Now consider the derivative of A (the function whose values represent the slope of $A$) $$F'(t)=\lim_{h\to 0} \frac{F(t+h)-F(t)}{h}$$ $$F'(t)=\lim_{h\to 0} \frac{\int_a^{t+h} f(t)dt-\int_a^{t} f(t)dt}{h}$$ $$F'(t)=\lim_{h\to 0} \frac{\int_a^{t} f(t)dt+\int_t^{t+h} f(t)dt-\int_a^{t} f(t)dt}{h}$$ $$F'(t)=\lim_{h\to 0} \frac{\int_t^{t+h} f(t)dt}{h}$$

enter image description here

Now think about what would happen to the shaded region to the right (between $t$ and $t+h$) were $h$ to become very small.

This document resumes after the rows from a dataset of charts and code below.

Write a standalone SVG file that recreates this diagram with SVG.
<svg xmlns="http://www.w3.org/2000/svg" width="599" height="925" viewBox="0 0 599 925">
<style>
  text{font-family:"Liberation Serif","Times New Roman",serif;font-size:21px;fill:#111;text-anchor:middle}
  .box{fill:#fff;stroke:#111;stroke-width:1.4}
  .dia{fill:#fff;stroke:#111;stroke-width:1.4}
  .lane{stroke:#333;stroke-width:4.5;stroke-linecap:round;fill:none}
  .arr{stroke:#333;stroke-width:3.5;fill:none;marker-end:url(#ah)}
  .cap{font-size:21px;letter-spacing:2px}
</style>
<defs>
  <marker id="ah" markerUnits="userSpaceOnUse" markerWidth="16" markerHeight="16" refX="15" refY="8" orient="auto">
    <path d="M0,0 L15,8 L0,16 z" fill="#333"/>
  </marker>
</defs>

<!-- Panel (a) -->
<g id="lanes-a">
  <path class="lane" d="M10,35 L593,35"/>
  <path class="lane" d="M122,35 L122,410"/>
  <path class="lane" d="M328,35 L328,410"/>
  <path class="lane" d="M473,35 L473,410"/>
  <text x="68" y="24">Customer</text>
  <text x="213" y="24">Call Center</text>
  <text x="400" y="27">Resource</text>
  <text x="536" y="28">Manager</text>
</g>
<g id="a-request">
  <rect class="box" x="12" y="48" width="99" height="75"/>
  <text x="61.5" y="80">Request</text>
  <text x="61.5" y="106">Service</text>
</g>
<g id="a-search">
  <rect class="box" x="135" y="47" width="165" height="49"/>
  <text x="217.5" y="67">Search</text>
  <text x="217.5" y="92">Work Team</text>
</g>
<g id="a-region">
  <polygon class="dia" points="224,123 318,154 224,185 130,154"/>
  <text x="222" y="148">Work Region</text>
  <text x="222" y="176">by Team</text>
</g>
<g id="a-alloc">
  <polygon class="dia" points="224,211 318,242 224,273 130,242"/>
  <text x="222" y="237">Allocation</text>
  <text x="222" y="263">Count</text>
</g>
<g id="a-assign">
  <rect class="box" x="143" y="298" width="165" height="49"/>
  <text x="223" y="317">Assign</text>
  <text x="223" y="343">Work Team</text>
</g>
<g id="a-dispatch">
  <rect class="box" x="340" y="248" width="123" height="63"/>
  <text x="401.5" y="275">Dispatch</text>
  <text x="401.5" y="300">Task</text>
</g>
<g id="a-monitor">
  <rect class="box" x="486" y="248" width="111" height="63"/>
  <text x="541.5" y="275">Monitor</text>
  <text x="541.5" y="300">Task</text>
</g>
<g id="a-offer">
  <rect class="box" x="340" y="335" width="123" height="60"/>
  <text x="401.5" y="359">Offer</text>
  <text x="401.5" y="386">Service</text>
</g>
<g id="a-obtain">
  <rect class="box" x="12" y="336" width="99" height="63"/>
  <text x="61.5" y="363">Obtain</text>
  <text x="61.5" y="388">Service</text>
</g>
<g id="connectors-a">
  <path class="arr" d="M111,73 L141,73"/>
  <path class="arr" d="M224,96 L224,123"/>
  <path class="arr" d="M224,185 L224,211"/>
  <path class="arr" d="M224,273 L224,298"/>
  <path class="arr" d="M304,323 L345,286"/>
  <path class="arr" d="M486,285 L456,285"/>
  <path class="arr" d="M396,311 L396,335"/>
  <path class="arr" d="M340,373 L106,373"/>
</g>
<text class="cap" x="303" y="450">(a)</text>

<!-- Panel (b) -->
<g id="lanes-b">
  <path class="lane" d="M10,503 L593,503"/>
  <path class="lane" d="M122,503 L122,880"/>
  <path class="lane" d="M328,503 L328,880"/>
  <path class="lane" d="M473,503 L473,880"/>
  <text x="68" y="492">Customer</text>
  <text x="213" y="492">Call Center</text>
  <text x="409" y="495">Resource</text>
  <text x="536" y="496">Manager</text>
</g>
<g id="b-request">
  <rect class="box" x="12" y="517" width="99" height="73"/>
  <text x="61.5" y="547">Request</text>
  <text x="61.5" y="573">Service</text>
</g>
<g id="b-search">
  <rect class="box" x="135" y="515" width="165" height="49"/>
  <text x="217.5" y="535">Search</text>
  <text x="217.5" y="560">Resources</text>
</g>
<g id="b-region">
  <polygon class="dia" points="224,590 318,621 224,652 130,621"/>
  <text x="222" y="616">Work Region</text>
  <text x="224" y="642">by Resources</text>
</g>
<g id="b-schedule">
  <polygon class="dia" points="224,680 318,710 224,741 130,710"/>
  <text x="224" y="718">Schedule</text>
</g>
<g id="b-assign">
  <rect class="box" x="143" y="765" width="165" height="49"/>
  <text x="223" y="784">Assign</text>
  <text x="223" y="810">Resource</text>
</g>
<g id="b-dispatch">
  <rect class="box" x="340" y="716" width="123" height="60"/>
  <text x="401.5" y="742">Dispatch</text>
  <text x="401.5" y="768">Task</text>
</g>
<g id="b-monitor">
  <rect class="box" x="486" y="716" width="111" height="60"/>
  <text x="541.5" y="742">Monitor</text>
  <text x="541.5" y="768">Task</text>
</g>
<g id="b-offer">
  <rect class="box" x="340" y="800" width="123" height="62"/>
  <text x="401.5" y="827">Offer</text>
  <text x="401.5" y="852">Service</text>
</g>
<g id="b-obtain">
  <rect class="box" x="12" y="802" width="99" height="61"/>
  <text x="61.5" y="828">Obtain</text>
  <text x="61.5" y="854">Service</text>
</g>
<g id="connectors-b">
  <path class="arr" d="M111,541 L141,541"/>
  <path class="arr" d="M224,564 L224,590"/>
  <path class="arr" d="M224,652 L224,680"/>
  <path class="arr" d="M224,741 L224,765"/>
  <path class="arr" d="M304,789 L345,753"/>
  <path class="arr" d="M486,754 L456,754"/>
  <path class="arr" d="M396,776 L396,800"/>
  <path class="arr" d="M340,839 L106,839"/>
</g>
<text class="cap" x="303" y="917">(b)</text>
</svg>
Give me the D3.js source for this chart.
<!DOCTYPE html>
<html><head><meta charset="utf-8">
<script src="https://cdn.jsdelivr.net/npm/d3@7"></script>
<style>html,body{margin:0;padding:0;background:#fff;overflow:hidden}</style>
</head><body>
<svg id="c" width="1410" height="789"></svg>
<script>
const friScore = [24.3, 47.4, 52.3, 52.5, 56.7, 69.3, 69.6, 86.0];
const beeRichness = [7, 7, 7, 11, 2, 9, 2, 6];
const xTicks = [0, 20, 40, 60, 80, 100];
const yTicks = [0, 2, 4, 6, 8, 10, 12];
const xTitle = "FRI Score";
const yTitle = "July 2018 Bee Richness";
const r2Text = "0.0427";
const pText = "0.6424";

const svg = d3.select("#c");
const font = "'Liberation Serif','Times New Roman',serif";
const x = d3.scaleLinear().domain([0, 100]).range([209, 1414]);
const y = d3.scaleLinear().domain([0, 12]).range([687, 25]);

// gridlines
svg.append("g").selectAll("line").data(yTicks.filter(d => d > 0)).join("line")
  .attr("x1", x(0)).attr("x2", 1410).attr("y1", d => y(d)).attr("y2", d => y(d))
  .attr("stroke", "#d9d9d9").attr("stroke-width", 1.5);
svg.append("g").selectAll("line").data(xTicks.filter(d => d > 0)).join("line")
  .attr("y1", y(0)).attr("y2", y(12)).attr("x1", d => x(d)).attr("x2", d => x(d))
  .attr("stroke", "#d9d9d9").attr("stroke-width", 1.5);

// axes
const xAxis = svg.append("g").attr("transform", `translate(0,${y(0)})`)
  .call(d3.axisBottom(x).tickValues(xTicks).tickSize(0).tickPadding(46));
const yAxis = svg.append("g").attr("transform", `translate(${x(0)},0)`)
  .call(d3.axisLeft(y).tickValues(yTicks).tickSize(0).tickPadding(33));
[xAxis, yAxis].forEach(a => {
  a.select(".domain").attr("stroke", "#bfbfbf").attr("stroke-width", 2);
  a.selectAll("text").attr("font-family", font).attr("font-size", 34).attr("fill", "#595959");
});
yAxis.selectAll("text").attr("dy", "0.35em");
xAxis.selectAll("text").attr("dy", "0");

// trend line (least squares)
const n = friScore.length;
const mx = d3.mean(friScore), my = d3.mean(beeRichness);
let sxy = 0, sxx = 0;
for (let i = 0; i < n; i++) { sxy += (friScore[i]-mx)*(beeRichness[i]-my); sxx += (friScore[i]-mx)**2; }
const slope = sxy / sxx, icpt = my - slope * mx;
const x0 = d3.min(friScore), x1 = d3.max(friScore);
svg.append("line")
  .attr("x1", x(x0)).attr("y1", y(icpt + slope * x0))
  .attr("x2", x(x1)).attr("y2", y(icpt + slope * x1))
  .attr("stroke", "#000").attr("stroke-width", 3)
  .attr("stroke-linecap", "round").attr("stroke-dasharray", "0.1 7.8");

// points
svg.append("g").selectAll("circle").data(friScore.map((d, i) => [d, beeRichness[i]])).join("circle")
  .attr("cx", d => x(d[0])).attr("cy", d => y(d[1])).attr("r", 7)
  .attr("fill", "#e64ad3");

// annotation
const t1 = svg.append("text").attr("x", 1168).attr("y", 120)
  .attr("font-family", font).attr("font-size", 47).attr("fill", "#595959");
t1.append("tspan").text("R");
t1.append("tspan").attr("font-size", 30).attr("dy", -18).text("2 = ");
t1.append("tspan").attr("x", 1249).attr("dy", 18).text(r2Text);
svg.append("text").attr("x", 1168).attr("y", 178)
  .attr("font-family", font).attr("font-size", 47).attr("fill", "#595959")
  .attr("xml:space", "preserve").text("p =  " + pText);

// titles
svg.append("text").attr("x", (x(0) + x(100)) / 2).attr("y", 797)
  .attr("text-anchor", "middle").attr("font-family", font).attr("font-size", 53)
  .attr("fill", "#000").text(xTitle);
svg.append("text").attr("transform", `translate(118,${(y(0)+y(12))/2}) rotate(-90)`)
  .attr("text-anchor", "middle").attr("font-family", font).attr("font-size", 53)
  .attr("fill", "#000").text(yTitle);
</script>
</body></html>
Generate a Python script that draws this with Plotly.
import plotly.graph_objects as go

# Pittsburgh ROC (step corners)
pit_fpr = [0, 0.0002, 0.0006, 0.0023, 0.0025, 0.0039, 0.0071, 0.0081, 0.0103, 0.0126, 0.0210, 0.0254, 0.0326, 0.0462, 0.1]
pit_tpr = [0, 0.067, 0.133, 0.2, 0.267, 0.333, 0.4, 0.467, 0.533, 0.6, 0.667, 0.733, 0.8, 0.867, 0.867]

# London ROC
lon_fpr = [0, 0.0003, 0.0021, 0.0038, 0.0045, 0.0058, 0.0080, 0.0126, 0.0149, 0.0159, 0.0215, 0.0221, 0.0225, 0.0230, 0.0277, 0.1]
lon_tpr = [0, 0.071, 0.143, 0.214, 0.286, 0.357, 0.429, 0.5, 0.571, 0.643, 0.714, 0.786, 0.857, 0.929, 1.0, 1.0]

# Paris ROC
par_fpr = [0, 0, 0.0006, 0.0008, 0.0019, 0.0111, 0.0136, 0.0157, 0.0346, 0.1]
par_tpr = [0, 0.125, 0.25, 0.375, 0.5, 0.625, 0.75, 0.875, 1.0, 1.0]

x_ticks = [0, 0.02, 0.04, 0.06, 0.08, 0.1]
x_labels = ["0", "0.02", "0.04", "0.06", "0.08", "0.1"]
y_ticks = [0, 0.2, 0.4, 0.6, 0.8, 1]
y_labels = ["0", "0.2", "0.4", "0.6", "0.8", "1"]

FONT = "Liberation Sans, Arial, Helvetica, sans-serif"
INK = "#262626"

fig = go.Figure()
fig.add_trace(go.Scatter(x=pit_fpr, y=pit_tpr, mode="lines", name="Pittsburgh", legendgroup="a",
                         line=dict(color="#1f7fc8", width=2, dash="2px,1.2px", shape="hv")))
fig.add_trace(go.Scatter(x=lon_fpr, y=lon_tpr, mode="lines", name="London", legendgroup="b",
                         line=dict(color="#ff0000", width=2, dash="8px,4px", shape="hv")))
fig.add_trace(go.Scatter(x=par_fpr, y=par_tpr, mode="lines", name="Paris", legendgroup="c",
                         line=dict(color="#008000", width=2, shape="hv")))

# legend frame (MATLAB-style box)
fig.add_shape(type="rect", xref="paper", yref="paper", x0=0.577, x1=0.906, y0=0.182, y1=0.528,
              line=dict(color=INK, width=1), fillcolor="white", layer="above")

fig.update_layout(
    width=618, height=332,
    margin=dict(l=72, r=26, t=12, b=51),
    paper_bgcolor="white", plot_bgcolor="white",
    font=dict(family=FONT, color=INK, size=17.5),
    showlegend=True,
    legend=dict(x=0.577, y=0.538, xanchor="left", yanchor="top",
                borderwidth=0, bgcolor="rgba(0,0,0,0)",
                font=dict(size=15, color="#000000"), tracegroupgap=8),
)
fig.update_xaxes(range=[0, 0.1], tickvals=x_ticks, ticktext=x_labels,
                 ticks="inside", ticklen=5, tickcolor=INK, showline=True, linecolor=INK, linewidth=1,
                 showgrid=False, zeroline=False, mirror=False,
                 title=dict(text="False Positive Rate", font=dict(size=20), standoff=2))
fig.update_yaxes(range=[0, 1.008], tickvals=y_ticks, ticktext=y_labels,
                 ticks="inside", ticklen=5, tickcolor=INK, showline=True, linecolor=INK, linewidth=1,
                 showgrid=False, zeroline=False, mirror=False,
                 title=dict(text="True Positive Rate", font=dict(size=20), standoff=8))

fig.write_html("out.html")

The left and right sides of the region would become closer to each other in length and the region would resemble a rectangle with a width of $h$ and a height of $f(t)$. thus $$F'(t)=\lim_{h\to 0} \frac{\int_t^{t+h} f(t)dt}{h}$$ $$F'(t)=\lim_{h\to 0} \frac{hf(t)}{h}$$ $$F'(t)=f(t)$$ Put another way, we say that the area function ($F$) is some anti-derivative of $f$.

For example, if we know that the antidervivative of $x^2$ is $x^3/3+C$ (we have an unknown constant because parallel curve have the same slope), we know that the area between where x ranges between $1$ and $2$ would be $2^3/3+C$, which is a pretty useless result. To fix the problem we note that area of a region is just the sum of the areas of its components.

enter image description here

In the second graphic, the total area under $f$ between $c$ and $b$ is just the sum of the blue and green areas. In the language of integrals, $$\int_c^bf(x)dx = \int_c^af(x)dx + \int_a^bf(x)dx$$ thus $$\int_a^bf(x)dx = \int_c^bf(x)dx - \int_c^af(x)dx$$ So to solve the area problem, we need to evaluate 2 anti-derivatives, not one. In our example $$\int_1^2 x^2dx = (2^3/3+C)-(1^3/3+C)=(8-1)/3=7/3$$ Notice how nicely the $C$s cancel out.

By the way, in single variable calculus, you can think of $dx$ as an infinitely small non-zero positive $\Delta x$. Note that $d$ and $\Delta$ are the Latin and Greek representations for the first sound in the word difference.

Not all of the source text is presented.